** Goal **
Write out the full listing exactly as given, minus the images.

** Data supplied **
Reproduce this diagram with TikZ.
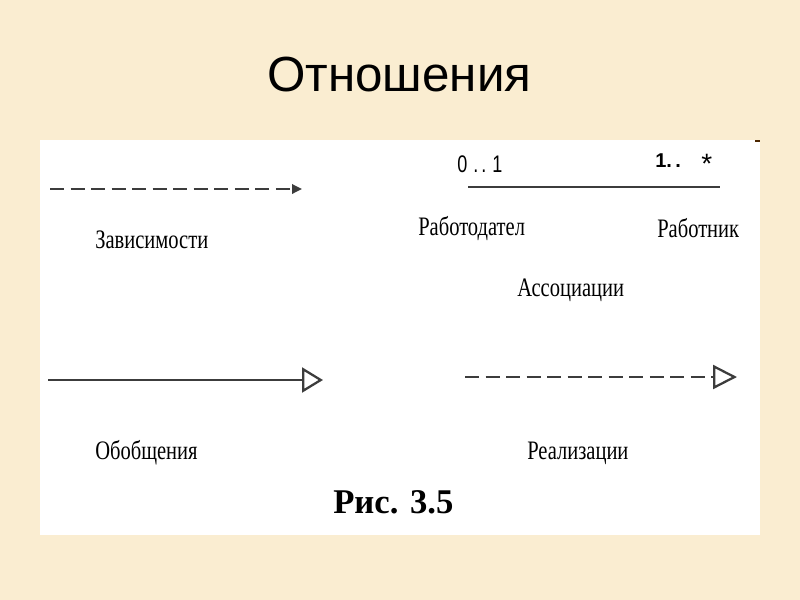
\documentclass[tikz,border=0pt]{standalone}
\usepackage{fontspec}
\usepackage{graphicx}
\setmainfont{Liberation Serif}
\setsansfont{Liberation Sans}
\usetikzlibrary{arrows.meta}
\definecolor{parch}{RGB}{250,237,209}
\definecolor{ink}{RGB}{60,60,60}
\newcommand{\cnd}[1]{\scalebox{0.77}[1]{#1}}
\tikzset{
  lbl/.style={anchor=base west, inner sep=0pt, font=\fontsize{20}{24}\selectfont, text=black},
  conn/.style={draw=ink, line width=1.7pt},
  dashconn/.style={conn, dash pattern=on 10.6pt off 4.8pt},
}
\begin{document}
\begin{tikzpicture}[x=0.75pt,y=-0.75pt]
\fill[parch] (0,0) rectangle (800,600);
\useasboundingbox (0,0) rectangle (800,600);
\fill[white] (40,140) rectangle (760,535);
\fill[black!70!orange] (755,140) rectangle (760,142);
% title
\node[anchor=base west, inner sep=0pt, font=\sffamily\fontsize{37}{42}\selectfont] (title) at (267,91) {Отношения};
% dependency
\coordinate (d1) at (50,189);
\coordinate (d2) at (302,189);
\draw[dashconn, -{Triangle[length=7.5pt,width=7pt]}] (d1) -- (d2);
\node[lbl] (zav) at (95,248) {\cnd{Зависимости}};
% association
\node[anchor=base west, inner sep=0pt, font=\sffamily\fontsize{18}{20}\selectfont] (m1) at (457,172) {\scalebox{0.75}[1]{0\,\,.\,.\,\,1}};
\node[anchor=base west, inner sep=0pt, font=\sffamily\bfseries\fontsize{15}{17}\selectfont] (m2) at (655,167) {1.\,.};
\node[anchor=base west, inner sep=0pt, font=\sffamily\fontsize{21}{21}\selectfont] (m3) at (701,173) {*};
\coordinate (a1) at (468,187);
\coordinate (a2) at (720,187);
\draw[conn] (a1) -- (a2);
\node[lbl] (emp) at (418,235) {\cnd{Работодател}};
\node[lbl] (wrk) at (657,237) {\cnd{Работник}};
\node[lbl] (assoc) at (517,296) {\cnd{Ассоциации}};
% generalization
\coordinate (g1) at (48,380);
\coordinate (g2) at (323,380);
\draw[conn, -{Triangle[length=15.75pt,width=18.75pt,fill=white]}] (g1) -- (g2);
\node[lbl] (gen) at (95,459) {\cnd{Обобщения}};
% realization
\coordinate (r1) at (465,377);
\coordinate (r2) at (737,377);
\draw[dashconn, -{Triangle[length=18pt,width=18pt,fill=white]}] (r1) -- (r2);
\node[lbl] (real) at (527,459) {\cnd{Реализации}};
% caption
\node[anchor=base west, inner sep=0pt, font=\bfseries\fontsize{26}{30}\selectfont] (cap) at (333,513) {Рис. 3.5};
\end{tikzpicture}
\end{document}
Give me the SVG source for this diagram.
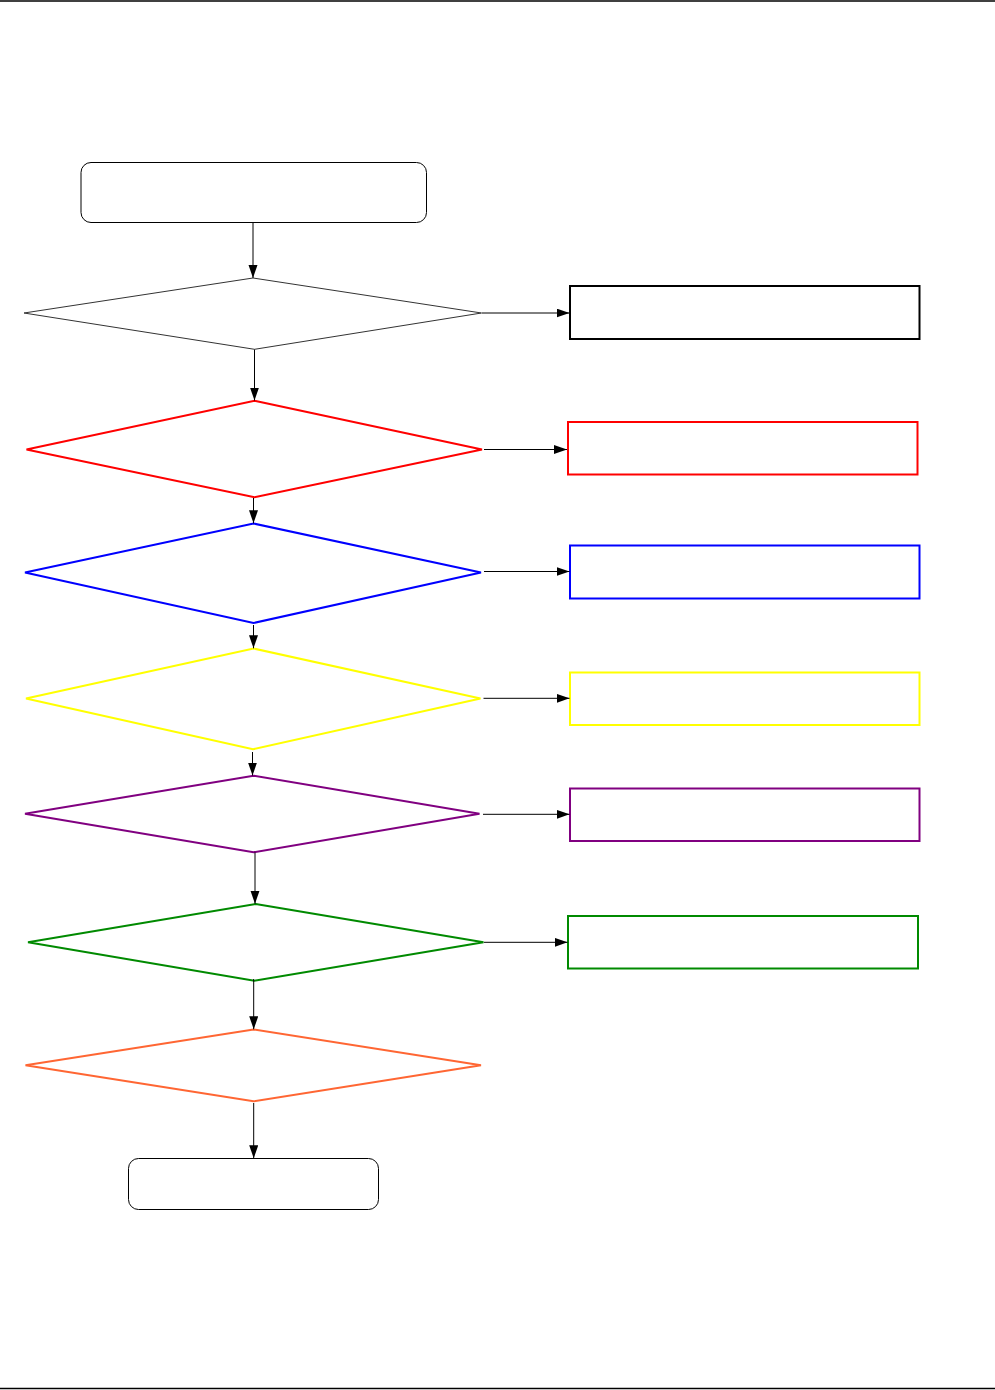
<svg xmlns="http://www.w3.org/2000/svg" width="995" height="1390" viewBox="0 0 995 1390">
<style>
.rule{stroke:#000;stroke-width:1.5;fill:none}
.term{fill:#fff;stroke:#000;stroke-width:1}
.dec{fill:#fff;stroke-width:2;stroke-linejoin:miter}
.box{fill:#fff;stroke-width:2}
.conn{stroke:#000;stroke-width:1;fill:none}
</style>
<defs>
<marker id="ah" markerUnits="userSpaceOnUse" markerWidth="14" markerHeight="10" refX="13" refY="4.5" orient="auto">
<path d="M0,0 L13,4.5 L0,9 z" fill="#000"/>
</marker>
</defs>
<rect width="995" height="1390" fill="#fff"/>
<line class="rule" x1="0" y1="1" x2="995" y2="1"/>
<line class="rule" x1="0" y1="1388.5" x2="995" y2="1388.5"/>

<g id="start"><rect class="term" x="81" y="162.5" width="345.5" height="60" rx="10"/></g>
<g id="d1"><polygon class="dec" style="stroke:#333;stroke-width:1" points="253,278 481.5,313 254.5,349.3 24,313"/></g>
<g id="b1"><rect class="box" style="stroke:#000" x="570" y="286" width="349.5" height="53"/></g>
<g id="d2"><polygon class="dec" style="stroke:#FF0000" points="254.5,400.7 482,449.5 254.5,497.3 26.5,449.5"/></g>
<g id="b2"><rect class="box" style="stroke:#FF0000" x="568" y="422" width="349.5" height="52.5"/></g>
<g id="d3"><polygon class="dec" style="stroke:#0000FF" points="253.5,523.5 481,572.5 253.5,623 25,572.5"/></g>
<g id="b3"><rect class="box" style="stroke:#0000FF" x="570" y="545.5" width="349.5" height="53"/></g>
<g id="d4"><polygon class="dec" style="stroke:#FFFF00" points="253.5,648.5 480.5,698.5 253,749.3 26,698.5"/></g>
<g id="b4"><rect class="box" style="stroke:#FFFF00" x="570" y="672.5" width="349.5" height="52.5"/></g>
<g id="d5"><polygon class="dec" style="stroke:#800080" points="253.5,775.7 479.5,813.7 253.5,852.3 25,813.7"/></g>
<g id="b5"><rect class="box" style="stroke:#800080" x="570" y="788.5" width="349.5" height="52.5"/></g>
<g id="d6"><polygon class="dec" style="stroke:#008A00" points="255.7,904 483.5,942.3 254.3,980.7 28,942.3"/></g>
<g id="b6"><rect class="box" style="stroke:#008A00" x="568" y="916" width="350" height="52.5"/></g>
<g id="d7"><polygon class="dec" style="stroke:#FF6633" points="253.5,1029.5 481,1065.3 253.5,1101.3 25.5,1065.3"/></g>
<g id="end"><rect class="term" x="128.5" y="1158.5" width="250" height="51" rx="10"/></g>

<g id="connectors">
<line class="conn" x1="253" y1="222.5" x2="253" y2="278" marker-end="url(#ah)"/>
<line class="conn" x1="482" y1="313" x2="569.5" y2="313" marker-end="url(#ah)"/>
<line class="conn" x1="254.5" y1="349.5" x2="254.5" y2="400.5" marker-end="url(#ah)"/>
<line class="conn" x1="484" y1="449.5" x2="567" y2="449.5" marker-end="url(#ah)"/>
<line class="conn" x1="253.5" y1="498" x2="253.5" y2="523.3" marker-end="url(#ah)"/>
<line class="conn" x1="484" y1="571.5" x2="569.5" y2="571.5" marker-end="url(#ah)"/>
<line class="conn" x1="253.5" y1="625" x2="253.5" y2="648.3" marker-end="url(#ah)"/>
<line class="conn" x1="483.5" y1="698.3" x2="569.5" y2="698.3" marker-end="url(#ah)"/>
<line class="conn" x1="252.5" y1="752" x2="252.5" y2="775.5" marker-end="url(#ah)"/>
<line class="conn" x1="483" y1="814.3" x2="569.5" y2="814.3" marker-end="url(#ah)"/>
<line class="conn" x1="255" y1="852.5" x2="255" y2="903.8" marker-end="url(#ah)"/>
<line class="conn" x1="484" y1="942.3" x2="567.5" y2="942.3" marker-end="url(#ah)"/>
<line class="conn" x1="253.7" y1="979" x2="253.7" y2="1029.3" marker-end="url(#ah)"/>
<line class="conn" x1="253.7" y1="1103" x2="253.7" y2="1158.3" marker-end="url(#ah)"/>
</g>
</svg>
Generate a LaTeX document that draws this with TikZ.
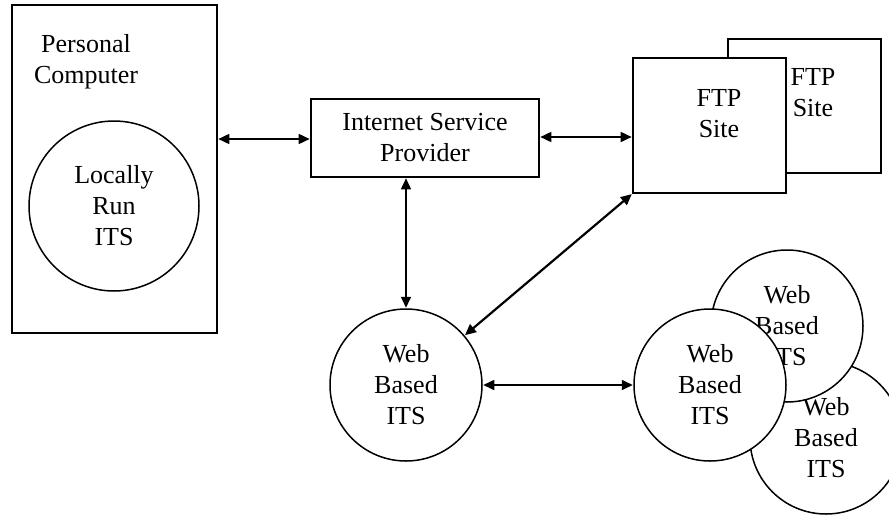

** Answer to the exercise **
Reproduce this diagram with TikZ.
\documentclass[tikz,border=0pt]{standalone}
\usepackage{fontspec}
\usepackage{graphicx}
\setmainfont{Liberation Serif}
\setsansfont{Liberation Sans}
\usetikzlibrary{arrows.meta}
\definecolor{parch}{RGB}{250,237,209}
\definecolor{ink}{RGB}{60,60,60}
\newcommand{\cnd}[1]{\scalebox{0.77}[1]{#1}}
\tikzset{
  lbl/.style={anchor=base west, inner sep=0pt, font=\fontsize{20}{24}\selectfont, text=black},
  conn/.style={draw=ink, line width=1.7pt},
  dashconn/.style={conn, dash pattern=on 10.6pt off 4.8pt},
}
\begin{document}
\begin{tikzpicture}[x=0.75pt,y=-0.75pt]
\fill[parch] (0,0) rectangle (800,600);
\useasboundingbox (0,0) rectangle (800,600);
\fill[white] (40,140) rectangle (760,535);
\fill[black!70!orange] (755,140) rectangle (760,142);
% title
\node[anchor=base west, inner sep=0pt, font=\sffamily\fontsize{37}{42}\selectfont] (title) at (267,91) {Отношения};
% dependency
\coordinate (d1) at (50,189);
\coordinate (d2) at (302,189);
\draw[dashconn, -{Triangle[length=7.5pt,width=7pt]}] (d1) -- (d2);
\node[lbl] (zav) at (95,248) {\cnd{Зависимости}};
% association
\node[anchor=base west, inner sep=0pt, font=\sffamily\fontsize{18}{20}\selectfont] (m1) at (457,172) {\scalebox{0.75}[1]{0\,\,.\,.\,\,1}};
\node[anchor=base west, inner sep=0pt, font=\sffamily\bfseries\fontsize{15}{17}\selectfont] (m2) at (655,167) {1.\,.};
\node[anchor=base west, inner sep=0pt, font=\sffamily\fontsize{21}{21}\selectfont] (m3) at (701,173) {*};
\coordinate (a1) at (468,187);
\coordinate (a2) at (720,187);
\draw[conn] (a1) -- (a2);
\node[lbl] (emp) at (418,235) {\cnd{Работодател}};
\node[lbl] (wrk) at (657,237) {\cnd{Работник}};
\node[lbl] (assoc) at (517,296) {\cnd{Ассоциации}};
% generalization
\coordinate (g1) at (48,380);
\coordinate (g2) at (323,380);
\draw[conn, -{Triangle[length=15.75pt,width=18.75pt,fill=white]}] (g1) -- (g2);
\node[lbl] (gen) at (95,459) {\cnd{Обобщения}};
% realization
\coordinate (r1) at (465,377);
\coordinate (r2) at (737,377);
\draw[dashconn, -{Triangle[length=18pt,width=18pt,fill=white]}] (r1) -- (r2);
\node[lbl] (real) at (527,459) {\cnd{Реализации}};
% caption
\node[anchor=base west, inner sep=0pt, font=\bfseries\fontsize{26}{30}\selectfont] (cap) at (333,513) {Рис. 3.5};
\end{tikzpicture}
\end{document}
Give me the SVG source for this diagram.
<svg xmlns="http://www.w3.org/2000/svg" width="995" height="1390" viewBox="0 0 995 1390">
<style>
.rule{stroke:#000;stroke-width:1.5;fill:none}
.term{fill:#fff;stroke:#000;stroke-width:1}
.dec{fill:#fff;stroke-width:2;stroke-linejoin:miter}
.box{fill:#fff;stroke-width:2}
.conn{stroke:#000;stroke-width:1;fill:none}
</style>
<defs>
<marker id="ah" markerUnits="userSpaceOnUse" markerWidth="14" markerHeight="10" refX="13" refY="4.5" orient="auto">
<path d="M0,0 L13,4.5 L0,9 z" fill="#000"/>
</marker>
</defs>
<rect width="995" height="1390" fill="#fff"/>
<line class="rule" x1="0" y1="1" x2="995" y2="1"/>
<line class="rule" x1="0" y1="1388.5" x2="995" y2="1388.5"/>

<g id="start"><rect class="term" x="81" y="162.5" width="345.5" height="60" rx="10"/></g>
<g id="d1"><polygon class="dec" style="stroke:#333;stroke-width:1" points="253,278 481.5,313 254.5,349.3 24,313"/></g>
<g id="b1"><rect class="box" style="stroke:#000" x="570" y="286" width="349.5" height="53"/></g>
<g id="d2"><polygon class="dec" style="stroke:#FF0000" points="254.5,400.7 482,449.5 254.5,497.3 26.5,449.5"/></g>
<g id="b2"><rect class="box" style="stroke:#FF0000" x="568" y="422" width="349.5" height="52.5"/></g>
<g id="d3"><polygon class="dec" style="stroke:#0000FF" points="253.5,523.5 481,572.5 253.5,623 25,572.5"/></g>
<g id="b3"><rect class="box" style="stroke:#0000FF" x="570" y="545.5" width="349.5" height="53"/></g>
<g id="d4"><polygon class="dec" style="stroke:#FFFF00" points="253.5,648.5 480.5,698.5 253,749.3 26,698.5"/></g>
<g id="b4"><rect class="box" style="stroke:#FFFF00" x="570" y="672.5" width="349.5" height="52.5"/></g>
<g id="d5"><polygon class="dec" style="stroke:#800080" points="253.5,775.7 479.5,813.7 253.5,852.3 25,813.7"/></g>
<g id="b5"><rect class="box" style="stroke:#800080" x="570" y="788.5" width="349.5" height="52.5"/></g>
<g id="d6"><polygon class="dec" style="stroke:#008A00" points="255.7,904 483.5,942.3 254.3,980.7 28,942.3"/></g>
<g id="b6"><rect class="box" style="stroke:#008A00" x="568" y="916" width="350" height="52.5"/></g>
<g id="d7"><polygon class="dec" style="stroke:#FF6633" points="253.5,1029.5 481,1065.3 253.5,1101.3 25.5,1065.3"/></g>
<g id="end"><rect class="term" x="128.5" y="1158.5" width="250" height="51" rx="10"/></g>

<g id="connectors">
<line class="conn" x1="253" y1="222.5" x2="253" y2="278" marker-end="url(#ah)"/>
<line class="conn" x1="482" y1="313" x2="569.5" y2="313" marker-end="url(#ah)"/>
<line class="conn" x1="254.5" y1="349.5" x2="254.5" y2="400.5" marker-end="url(#ah)"/>
<line class="conn" x1="484" y1="449.5" x2="567" y2="449.5" marker-end="url(#ah)"/>
<line class="conn" x1="253.5" y1="498" x2="253.5" y2="523.3" marker-end="url(#ah)"/>
<line class="conn" x1="484" y1="571.5" x2="569.5" y2="571.5" marker-end="url(#ah)"/>
<line class="conn" x1="253.5" y1="625" x2="253.5" y2="648.3" marker-end="url(#ah)"/>
<line class="conn" x1="483.5" y1="698.3" x2="569.5" y2="698.3" marker-end="url(#ah)"/>
<line class="conn" x1="252.5" y1="752" x2="252.5" y2="775.5" marker-end="url(#ah)"/>
<line class="conn" x1="483" y1="814.3" x2="569.5" y2="814.3" marker-end="url(#ah)"/>
<line class="conn" x1="255" y1="852.5" x2="255" y2="903.8" marker-end="url(#ah)"/>
<line class="conn" x1="484" y1="942.3" x2="567.5" y2="942.3" marker-end="url(#ah)"/>
<line class="conn" x1="253.7" y1="979" x2="253.7" y2="1029.3" marker-end="url(#ah)"/>
<line class="conn" x1="253.7" y1="1103" x2="253.7" y2="1158.3" marker-end="url(#ah)"/>
</g>
</svg>
Generate a LaTeX document that draws this with TikZ.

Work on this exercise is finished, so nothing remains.